Aim
Write out the full listing exactly as given, minus the images.

Information supplied

>>>>

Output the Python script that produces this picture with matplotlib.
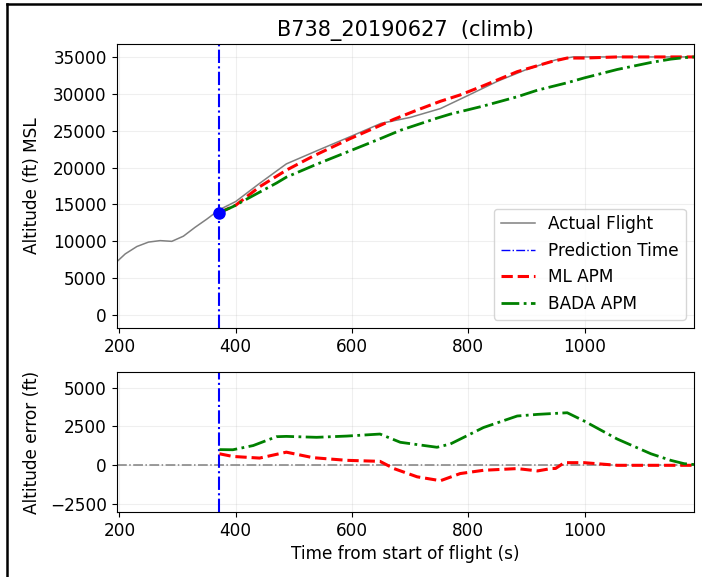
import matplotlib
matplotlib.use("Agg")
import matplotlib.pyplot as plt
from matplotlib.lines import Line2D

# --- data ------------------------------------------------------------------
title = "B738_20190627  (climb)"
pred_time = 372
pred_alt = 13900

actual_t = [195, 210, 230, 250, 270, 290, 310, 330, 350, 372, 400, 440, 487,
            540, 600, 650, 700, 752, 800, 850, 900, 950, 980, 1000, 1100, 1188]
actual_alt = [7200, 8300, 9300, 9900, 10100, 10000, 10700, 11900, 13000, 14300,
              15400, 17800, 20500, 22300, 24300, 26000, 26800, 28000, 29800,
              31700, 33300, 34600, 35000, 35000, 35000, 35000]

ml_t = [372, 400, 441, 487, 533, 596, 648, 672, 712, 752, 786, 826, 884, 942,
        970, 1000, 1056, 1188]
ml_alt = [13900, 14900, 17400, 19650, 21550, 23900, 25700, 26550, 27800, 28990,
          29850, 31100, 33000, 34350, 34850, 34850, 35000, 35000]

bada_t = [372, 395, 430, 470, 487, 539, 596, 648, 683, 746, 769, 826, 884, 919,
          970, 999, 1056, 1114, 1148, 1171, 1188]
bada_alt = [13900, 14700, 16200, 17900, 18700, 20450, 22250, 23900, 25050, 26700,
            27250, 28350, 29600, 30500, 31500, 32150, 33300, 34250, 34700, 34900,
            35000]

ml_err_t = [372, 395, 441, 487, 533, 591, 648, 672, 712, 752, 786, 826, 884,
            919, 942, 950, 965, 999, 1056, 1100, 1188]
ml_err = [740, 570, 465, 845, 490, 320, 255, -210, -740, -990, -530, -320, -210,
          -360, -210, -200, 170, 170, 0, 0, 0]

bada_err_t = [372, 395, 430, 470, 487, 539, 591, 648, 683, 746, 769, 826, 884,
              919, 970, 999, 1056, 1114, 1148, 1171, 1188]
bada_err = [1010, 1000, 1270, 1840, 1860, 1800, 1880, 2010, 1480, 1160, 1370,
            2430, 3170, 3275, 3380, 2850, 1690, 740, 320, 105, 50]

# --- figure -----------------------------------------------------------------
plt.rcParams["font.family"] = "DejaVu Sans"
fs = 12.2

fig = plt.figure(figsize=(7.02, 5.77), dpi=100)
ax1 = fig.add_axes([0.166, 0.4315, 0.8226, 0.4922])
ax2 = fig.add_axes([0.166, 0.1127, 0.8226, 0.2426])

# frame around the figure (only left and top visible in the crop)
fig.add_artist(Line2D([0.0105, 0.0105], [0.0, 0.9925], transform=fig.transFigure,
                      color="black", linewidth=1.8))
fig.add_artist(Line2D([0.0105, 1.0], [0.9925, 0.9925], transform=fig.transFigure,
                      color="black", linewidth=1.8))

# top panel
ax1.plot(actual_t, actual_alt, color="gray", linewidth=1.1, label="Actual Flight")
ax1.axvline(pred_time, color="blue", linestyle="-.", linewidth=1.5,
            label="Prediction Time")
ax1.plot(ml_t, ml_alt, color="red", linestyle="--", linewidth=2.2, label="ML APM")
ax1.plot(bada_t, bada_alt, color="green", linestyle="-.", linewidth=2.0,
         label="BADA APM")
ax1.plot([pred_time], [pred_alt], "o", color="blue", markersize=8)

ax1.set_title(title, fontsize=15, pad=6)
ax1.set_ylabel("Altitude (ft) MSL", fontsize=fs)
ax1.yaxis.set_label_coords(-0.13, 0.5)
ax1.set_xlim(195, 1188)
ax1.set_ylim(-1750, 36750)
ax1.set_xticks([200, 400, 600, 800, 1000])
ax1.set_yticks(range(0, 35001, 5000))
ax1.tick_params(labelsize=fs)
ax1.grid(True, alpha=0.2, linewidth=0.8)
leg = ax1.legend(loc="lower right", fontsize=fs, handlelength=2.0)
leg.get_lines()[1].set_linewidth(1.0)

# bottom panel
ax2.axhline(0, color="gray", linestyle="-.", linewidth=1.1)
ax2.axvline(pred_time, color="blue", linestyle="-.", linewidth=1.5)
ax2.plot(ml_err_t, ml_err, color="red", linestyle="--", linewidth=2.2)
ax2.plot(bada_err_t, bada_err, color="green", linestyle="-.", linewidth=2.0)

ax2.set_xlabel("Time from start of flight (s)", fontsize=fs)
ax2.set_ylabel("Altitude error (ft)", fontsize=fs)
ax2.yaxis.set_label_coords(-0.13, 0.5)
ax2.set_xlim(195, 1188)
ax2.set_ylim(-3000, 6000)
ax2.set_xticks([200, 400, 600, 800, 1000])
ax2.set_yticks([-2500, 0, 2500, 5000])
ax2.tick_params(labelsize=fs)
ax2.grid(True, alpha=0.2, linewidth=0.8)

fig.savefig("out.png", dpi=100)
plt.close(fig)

<<<<

Problem solution
Output the Python script that produces this picture with matplotlib.
import matplotlib
matplotlib.use("Agg")
import matplotlib.pyplot as plt
from matplotlib.lines import Line2D

# --- data ------------------------------------------------------------------
title = "B738_20190627  (climb)"
pred_time = 372
pred_alt = 13900

actual_t = [195, 210, 230, 250, 270, 290, 310, 330, 350, 372, 400, 440, 487,
            540, 600, 650, 700, 752, 800, 850, 900, 950, 980, 1000, 1100, 1188]
actual_alt = [7200, 8300, 9300, 9900, 10100, 10000, 10700, 11900, 13000, 14300,
              15400, 17800, 20500, 22300, 24300, 26000, 26800, 28000, 29800,
              31700, 33300, 34600, 35000, 35000, 35000, 35000]

ml_t = [372, 400, 441, 487, 533, 596, 648, 672, 712, 752, 786, 826, 884, 942,
        970, 1000, 1056, 1188]
ml_alt = [13900, 14900, 17400, 19650, 21550, 23900, 25700, 26550, 27800, 28990,
          29850, 31100, 33000, 34350, 34850, 34850, 35000, 35000]

bada_t = [372, 395, 430, 470, 487, 539, 596, 648, 683, 746, 769, 826, 884, 919,
          970, 999, 1056, 1114, 1148, 1171, 1188]
bada_alt = [13900, 14700, 16200, 17900, 18700, 20450, 22250, 23900, 25050, 26700,
            27250, 28350, 29600, 30500, 31500, 32150, 33300, 34250, 34700, 34900,
            35000]

ml_err_t = [372, 395, 441, 487, 533, 591, 648, 672, 712, 752, 786, 826, 884,
            919, 942, 950, 965, 999, 1056, 1100, 1188]
ml_err = [740, 570, 465, 845, 490, 320, 255, -210, -740, -990, -530, -320, -210,
          -360, -210, -200, 170, 170, 0, 0, 0]

bada_err_t = [372, 395, 430, 470, 487, 539, 591, 648, 683, 746, 769, 826, 884,
              919, 970, 999, 1056, 1114, 1148, 1171, 1188]
bada_err = [1010, 1000, 1270, 1840, 1860, 1800, 1880, 2010, 1480, 1160, 1370,
            2430, 3170, 3275, 3380, 2850, 1690, 740, 320, 105, 50]

# --- figure -----------------------------------------------------------------
plt.rcParams["font.family"] = "DejaVu Sans"
fs = 12.2

fig = plt.figure(figsize=(7.02, 5.77), dpi=100)
ax1 = fig.add_axes([0.166, 0.4315, 0.8226, 0.4922])
ax2 = fig.add_axes([0.166, 0.1127, 0.8226, 0.2426])

# frame around the figure (only left and top visible in the crop)
fig.add_artist(Line2D([0.0105, 0.0105], [0.0, 0.9925], transform=fig.transFigure,
                      color="black", linewidth=1.8))
fig.add_artist(Line2D([0.0105, 1.0], [0.9925, 0.9925], transform=fig.transFigure,
                      color="black", linewidth=1.8))

# top panel
ax1.plot(actual_t, actual_alt, color="gray", linewidth=1.1, label="Actual Flight")
ax1.axvline(pred_time, color="blue", linestyle="-.", linewidth=1.5,
            label="Prediction Time")
ax1.plot(ml_t, ml_alt, color="red", linestyle="--", linewidth=2.2, label="ML APM")
ax1.plot(bada_t, bada_alt, color="green", linestyle="-.", linewidth=2.0,
         label="BADA APM")
ax1.plot([pred_time], [pred_alt], "o", color="blue", markersize=8)

ax1.set_title(title, fontsize=15, pad=6)
ax1.set_ylabel("Altitude (ft) MSL", fontsize=fs)
ax1.yaxis.set_label_coords(-0.13, 0.5)
ax1.set_xlim(195, 1188)
ax1.set_ylim(-1750, 36750)
ax1.set_xticks([200, 400, 600, 800, 1000])
ax1.set_yticks(range(0, 35001, 5000))
ax1.tick_params(labelsize=fs)
ax1.grid(True, alpha=0.2, linewidth=0.8)
leg = ax1.legend(loc="lower right", fontsize=fs, handlelength=2.0)
leg.get_lines()[1].set_linewidth(1.0)

# bottom panel
ax2.axhline(0, color="gray", linestyle="-.", linewidth=1.1)
ax2.axvline(pred_time, color="blue", linestyle="-.", linewidth=1.5)
ax2.plot(ml_err_t, ml_err, color="red", linestyle="--", linewidth=2.2)
ax2.plot(bada_err_t, bada_err, color="green", linestyle="-.", linewidth=2.0)

ax2.set_xlabel("Time from start of flight (s)", fontsize=fs)
ax2.set_ylabel("Altitude error (ft)", fontsize=fs)
ax2.yaxis.set_label_coords(-0.13, 0.5)
ax2.set_xlim(195, 1188)
ax2.set_ylim(-3000, 6000)
ax2.set_xticks([200, 400, 600, 800, 1000])
ax2.set_yticks([-2500, 0, 2500, 5000])
ax2.tick_params(labelsize=fs)
ax2.grid(True, alpha=0.2, linewidth=0.8)

fig.savefig("out.png", dpi=100)
plt.close(fig)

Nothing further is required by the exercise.